Records from a collection:
○ ○ ○
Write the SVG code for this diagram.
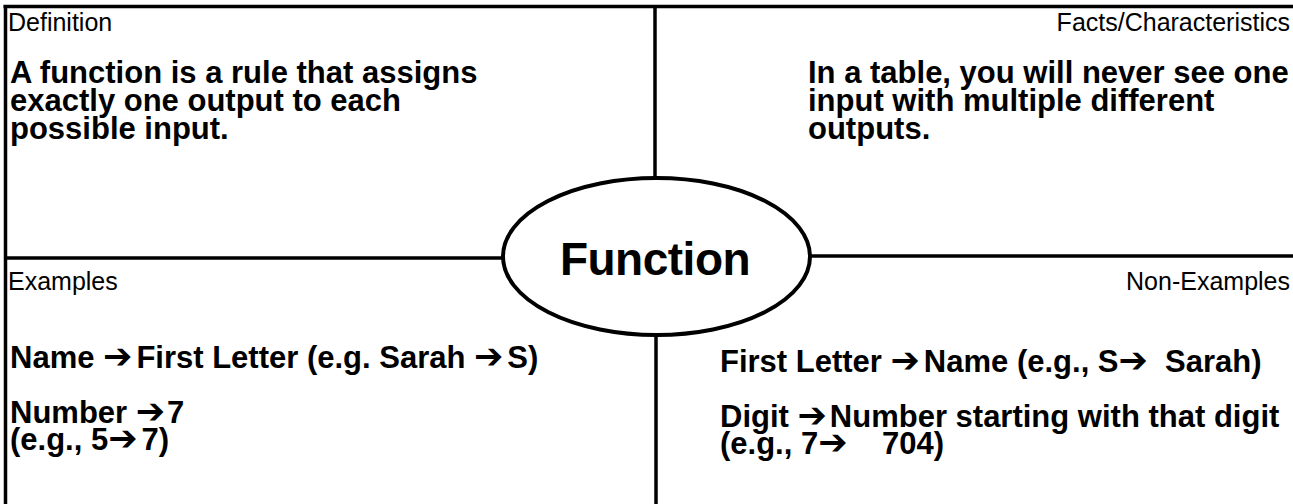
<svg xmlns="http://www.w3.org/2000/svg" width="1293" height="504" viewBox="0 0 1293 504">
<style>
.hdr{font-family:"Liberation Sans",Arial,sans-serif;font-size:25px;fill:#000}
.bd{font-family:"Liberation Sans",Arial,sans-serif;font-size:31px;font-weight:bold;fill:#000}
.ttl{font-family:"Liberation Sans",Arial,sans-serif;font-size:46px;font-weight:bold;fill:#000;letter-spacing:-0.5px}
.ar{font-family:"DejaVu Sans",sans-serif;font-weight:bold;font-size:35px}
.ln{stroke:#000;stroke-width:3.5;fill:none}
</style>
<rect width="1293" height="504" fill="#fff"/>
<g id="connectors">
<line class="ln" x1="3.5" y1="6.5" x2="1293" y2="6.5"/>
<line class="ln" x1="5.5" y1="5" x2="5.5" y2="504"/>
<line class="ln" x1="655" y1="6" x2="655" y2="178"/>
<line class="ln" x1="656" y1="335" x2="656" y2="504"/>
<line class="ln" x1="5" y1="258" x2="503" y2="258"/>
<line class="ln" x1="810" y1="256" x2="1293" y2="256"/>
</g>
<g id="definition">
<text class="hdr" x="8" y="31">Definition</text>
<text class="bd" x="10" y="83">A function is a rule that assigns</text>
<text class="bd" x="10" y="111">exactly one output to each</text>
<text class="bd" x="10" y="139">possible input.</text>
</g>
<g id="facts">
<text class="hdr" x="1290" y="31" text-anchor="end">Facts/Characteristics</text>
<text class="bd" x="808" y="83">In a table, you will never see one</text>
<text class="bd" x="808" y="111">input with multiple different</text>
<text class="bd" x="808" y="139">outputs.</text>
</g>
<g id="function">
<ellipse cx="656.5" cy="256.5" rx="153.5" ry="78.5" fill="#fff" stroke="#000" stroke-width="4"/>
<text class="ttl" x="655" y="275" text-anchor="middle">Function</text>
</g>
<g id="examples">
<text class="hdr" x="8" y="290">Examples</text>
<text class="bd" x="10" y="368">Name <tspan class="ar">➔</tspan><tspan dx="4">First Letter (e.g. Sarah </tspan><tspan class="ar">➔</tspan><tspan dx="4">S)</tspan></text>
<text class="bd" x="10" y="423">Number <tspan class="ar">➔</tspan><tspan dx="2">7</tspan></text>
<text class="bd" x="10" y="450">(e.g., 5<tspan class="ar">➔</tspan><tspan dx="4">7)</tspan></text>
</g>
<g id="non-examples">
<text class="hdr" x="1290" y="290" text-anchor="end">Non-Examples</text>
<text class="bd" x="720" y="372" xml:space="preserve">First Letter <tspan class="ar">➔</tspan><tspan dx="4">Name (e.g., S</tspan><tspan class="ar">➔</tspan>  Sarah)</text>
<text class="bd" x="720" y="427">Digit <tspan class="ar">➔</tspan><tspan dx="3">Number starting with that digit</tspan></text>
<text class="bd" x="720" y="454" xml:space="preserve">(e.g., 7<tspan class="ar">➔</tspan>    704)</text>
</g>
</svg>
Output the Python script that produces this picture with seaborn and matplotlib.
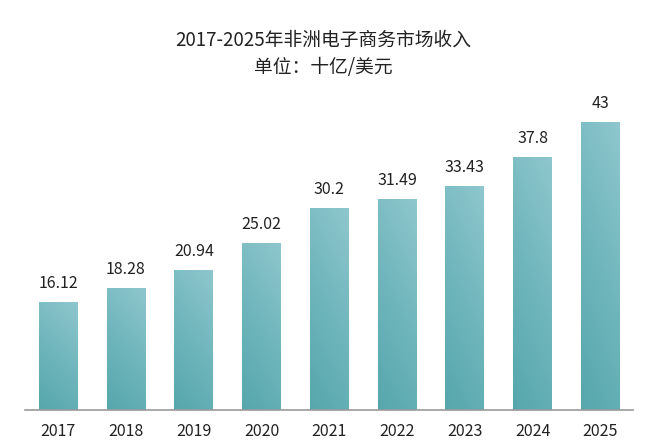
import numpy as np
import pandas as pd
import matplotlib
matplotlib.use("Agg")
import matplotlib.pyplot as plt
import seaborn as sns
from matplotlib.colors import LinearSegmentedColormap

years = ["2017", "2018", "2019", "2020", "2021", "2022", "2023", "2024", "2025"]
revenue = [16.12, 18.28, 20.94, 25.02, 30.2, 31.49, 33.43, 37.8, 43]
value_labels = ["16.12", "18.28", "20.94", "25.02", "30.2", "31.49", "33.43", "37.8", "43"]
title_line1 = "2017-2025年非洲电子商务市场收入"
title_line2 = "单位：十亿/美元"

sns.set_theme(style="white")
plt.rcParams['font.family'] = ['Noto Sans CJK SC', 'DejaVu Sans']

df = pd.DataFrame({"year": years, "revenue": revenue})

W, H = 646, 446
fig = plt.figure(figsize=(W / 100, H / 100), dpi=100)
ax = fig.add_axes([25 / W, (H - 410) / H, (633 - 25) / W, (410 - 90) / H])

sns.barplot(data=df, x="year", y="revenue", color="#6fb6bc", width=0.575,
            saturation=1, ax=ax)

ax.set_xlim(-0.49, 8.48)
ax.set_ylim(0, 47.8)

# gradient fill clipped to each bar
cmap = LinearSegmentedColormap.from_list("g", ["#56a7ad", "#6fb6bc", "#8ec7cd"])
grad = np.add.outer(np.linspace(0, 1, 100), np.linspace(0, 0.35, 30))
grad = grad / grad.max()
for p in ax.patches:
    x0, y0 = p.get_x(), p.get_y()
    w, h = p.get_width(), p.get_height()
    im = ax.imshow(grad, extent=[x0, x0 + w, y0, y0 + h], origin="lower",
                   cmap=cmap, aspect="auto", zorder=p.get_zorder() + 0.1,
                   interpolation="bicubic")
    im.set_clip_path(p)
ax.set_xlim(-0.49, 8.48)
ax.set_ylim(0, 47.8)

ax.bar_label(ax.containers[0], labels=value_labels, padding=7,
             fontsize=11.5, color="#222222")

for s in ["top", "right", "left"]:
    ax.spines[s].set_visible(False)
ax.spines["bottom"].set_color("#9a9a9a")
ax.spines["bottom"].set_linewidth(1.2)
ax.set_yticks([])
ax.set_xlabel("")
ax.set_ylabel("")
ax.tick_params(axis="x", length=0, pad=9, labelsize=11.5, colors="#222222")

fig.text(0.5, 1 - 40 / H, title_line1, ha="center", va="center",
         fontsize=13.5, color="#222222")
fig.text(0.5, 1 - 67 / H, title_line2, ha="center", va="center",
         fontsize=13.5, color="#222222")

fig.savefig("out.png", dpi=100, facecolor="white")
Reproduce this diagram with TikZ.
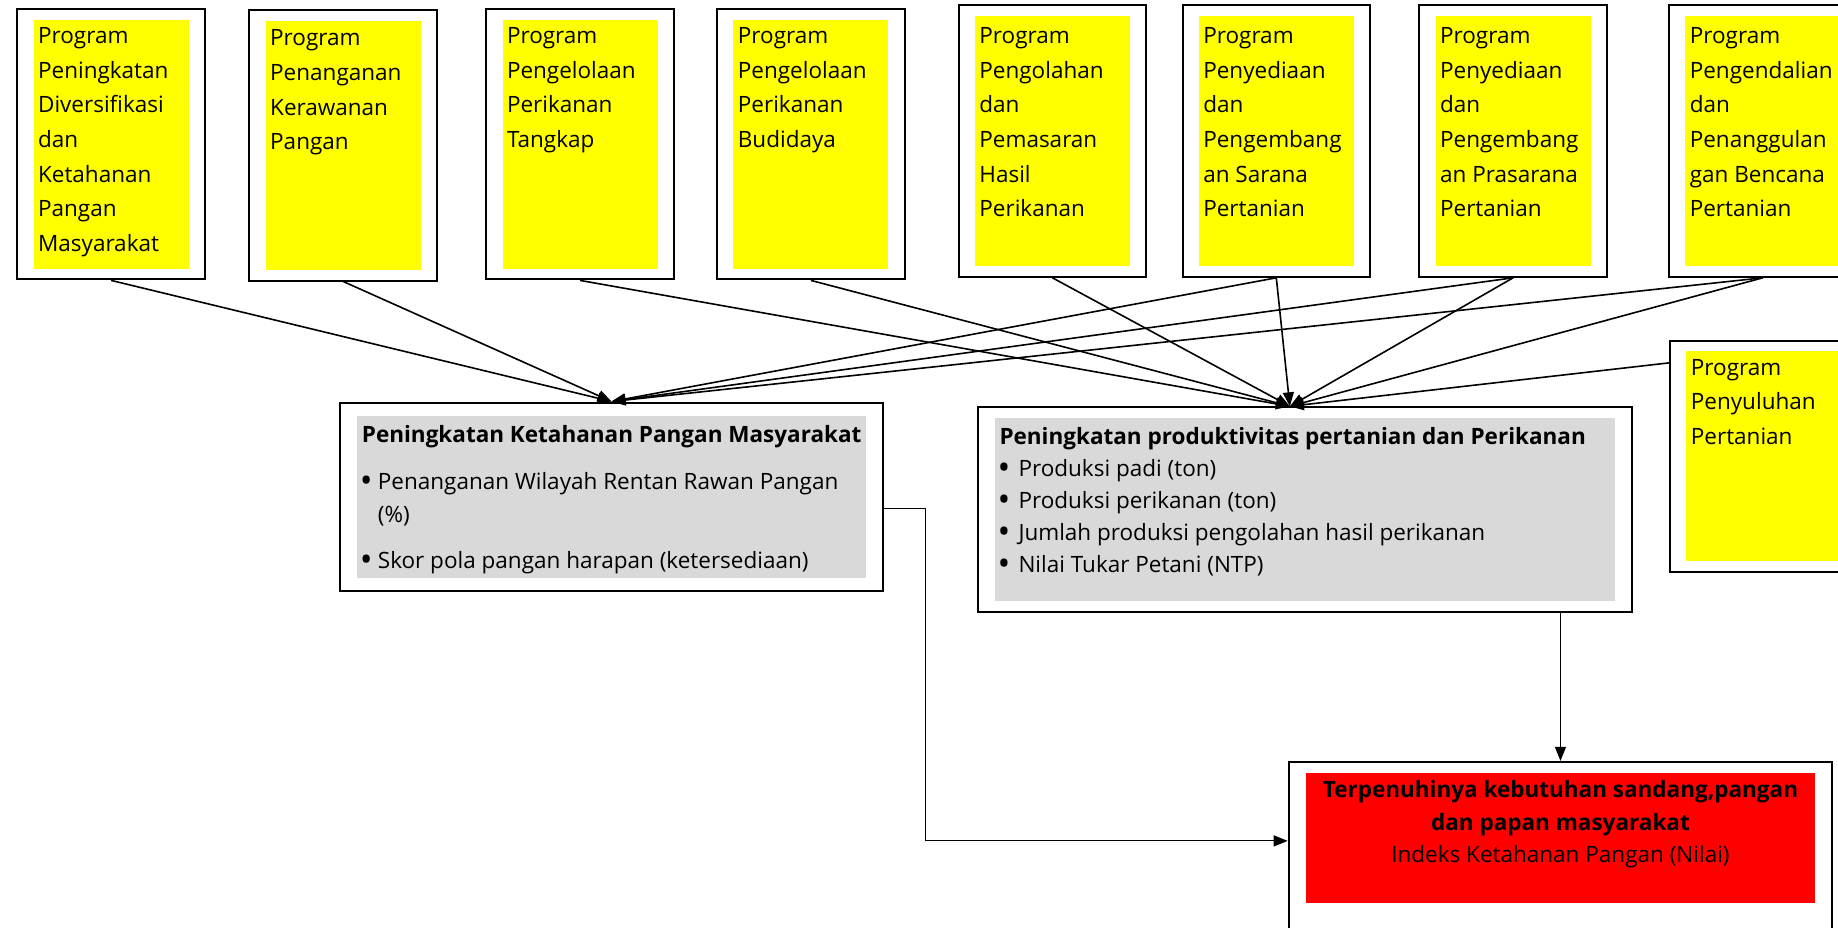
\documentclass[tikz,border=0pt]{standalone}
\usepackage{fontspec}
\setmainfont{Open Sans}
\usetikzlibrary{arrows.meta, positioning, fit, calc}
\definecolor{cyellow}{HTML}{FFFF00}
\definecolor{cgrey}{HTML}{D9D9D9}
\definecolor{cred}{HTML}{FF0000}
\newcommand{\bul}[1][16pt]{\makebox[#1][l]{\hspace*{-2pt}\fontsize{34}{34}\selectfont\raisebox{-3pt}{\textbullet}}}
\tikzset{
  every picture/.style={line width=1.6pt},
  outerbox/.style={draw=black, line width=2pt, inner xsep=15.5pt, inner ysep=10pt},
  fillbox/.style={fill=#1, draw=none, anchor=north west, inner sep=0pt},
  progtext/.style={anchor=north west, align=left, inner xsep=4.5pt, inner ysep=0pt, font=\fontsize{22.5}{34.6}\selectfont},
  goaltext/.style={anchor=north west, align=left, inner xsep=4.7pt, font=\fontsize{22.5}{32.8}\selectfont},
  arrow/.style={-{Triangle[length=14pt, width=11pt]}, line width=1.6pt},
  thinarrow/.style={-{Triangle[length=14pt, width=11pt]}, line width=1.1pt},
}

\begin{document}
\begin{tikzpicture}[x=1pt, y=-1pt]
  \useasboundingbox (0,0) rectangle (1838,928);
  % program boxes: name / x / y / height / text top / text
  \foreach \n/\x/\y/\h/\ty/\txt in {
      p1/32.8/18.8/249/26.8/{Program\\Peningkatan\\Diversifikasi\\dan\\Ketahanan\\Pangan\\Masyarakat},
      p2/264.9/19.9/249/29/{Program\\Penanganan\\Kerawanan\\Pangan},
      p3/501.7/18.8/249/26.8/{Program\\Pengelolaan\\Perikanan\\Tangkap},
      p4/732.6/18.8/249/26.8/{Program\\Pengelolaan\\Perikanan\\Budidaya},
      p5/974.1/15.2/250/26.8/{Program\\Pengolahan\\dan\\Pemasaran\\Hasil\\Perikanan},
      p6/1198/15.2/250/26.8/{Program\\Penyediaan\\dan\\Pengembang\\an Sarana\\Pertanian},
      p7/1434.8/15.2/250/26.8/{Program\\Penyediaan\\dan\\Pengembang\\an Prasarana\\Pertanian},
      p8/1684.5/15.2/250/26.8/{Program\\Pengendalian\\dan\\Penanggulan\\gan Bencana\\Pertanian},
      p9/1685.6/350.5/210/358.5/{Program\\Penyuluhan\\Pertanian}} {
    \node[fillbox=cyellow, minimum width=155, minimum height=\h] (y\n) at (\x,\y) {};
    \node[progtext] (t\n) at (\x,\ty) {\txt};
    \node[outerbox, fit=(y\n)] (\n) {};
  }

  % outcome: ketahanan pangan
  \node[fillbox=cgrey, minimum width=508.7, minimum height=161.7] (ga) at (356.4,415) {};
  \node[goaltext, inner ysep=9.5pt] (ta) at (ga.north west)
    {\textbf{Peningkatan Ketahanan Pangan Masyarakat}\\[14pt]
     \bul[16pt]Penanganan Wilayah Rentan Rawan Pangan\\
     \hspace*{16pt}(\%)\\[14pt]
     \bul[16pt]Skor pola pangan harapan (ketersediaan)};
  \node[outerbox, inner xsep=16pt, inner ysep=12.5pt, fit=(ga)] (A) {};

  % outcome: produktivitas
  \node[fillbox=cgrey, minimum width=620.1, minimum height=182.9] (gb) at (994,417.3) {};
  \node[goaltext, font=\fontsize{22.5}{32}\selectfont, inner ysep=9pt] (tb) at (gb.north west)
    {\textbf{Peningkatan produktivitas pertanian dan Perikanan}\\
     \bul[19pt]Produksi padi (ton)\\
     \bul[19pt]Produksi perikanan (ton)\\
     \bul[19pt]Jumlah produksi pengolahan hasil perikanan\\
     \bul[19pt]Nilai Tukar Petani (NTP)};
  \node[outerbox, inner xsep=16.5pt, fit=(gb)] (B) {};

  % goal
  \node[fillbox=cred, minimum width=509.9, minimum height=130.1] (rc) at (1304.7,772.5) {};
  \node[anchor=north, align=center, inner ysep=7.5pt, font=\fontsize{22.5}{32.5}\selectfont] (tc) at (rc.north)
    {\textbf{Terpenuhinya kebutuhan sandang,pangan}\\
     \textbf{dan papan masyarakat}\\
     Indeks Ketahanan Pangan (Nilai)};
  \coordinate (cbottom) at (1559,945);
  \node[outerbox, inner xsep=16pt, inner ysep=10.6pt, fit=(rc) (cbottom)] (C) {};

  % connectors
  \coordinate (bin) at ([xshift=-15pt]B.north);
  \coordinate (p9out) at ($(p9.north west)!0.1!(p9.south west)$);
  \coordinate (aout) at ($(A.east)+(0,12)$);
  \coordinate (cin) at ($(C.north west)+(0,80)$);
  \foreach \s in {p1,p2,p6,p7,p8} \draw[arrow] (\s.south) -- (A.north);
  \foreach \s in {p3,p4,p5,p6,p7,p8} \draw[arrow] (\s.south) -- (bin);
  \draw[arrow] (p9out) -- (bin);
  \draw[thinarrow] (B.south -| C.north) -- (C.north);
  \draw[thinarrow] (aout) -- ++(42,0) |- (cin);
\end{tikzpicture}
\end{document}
○ ○ ○
■ Description of the task
Return each line in the records that holds the string "seaborn".

■ Solution to the exercise
Output the Python script that produces this picture with seaborn and matplotlib.
import seaborn as sns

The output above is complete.